Luis Scola, Rebounding Menace


Luis Scola has been a rebounding fool lately. Maybe it was a jolt he got from the holiday season, maybe it has been extra effort or maybe it has just been a mixture of serendipity aligning with his natural abilities and a comfortability playing on a new team.

Regardless, ever since Christmas time, the Argentine has dominated the glass.

In his past 8 games, Scola has grabbed a stunning 15.2 rebounds per 36 minutes. For reference, Andre Drummond currently leads the league with 13.9 rebounds per 36 (among players with at least 500 minutes played).

In these 8 games, Scola has also posted a ridiculous defensive rebounding percentage of 38.4%. For those unfamiliar with that stat, it means he is hauling in nearly 40% of the defensive rebounds available when he has been on the court. Which is an insane figure, and one no player has reached over the course of a full season, according to Basketball-Reference.

Obviously this isn’t sustainable, but just look at his per-game production since December 23.

There isn’t a double-digit rebound game in the mix, astute readers might note. But there is also only one game in eight where Scola totaled even 20 minutes. Six out of eight times, he has grabbed 7 or more boards in under 20 minutes. That’s fantastic production in little time.

While this recent stretch has been particularly impressive, it isn’t entirely new; Scola has been doing serious boardwork all year.

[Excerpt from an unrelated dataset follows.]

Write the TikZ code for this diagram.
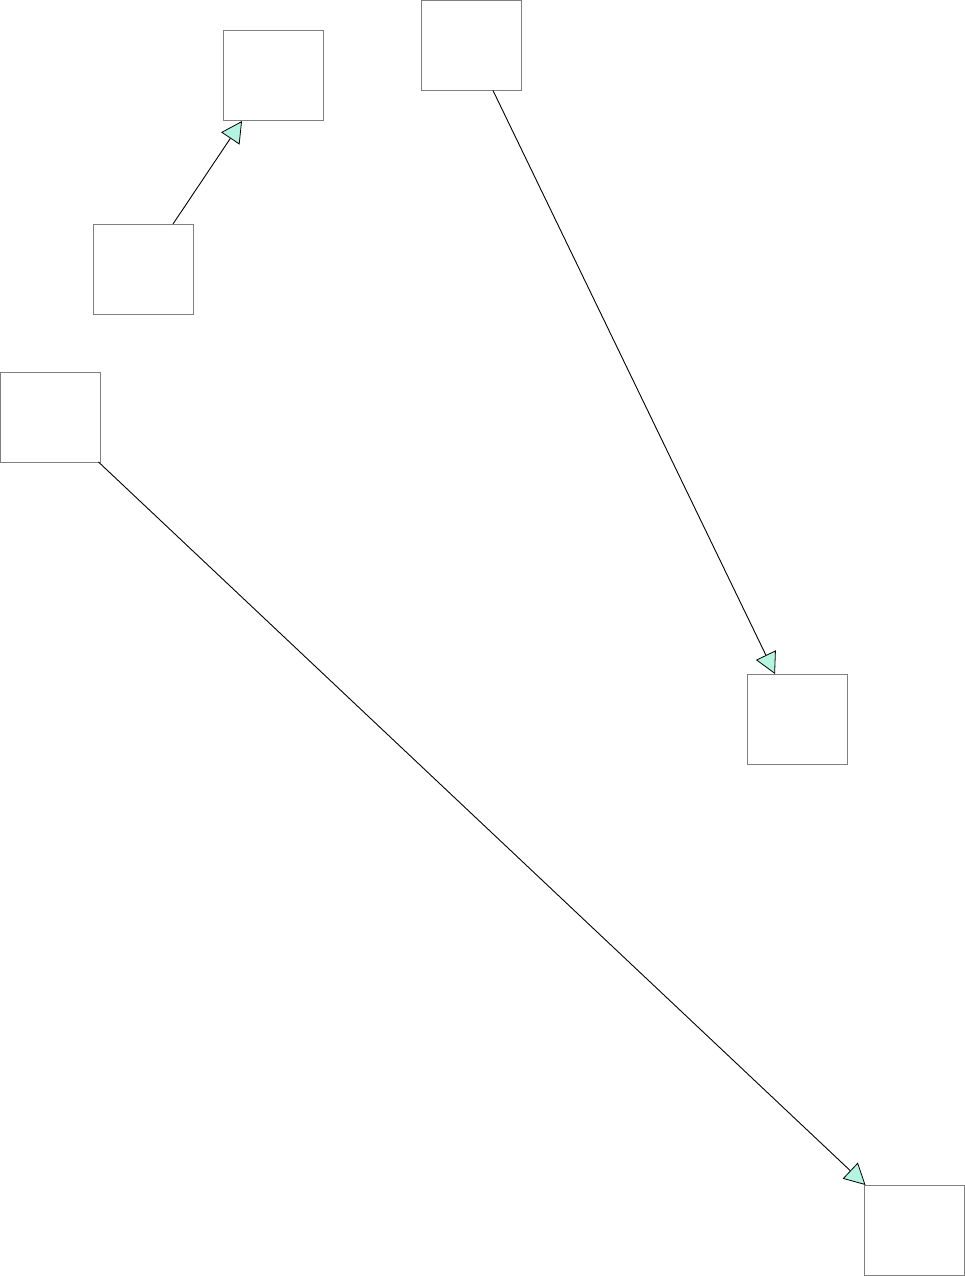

He leads the team in defensive rebounding percentage, which has been huge since Roy Hibbert’s defensive rebounding so far this year is the worst it has been, percentage-wise, since 2009-10, and Ian Mahinmi’s is having the worst rebounding year of his career. Scola is picking up some slack.

Moreover, Scola has not only been the best defensive rebounder on this year’s team; he has been one of the best the franchise has since in the past decade. Only seven Pacers have posted a defensive rebounding percentage over 20.0% since 2004-05: Jeff Foster (6 times), Troy Murphy (3), Jermaine O’Neal (3), Roy Hibbert (2), Dale Davis (1), Scott Pollard (1) and, now, Scola.

Scola’s current season-long mark of 24.4% ranks sixth best in the past 10 years (among players who have played at least 500 minutes).

Along with the Pacers other bigs and wings like Paul George and Lance Stephenson rebounding well from the perimeter, Scola is helping to ensure that Indiana is one of the league’s best defensive rebounding teams. Currently they rank second in the NBA, per Basketball-Reference, trailing the Golden State Warriors by just a hair.

In the win/loss column, Indiana is so dominant because of its defense, and as any JV coach can tell you, a defensive possession isn’t over until you get the ball back. So this rebounding prowess is undeniably one of the large factors why the Pacers’ defense is historically good.

And though he may not be playing big minutes or have a reputation as a defensive presence, no player on the Pacers is cleaning the glass like Luis Scola. Not a bad bonus coming from a guy who was brought in to hit jumpers and provide some scoring off the bench.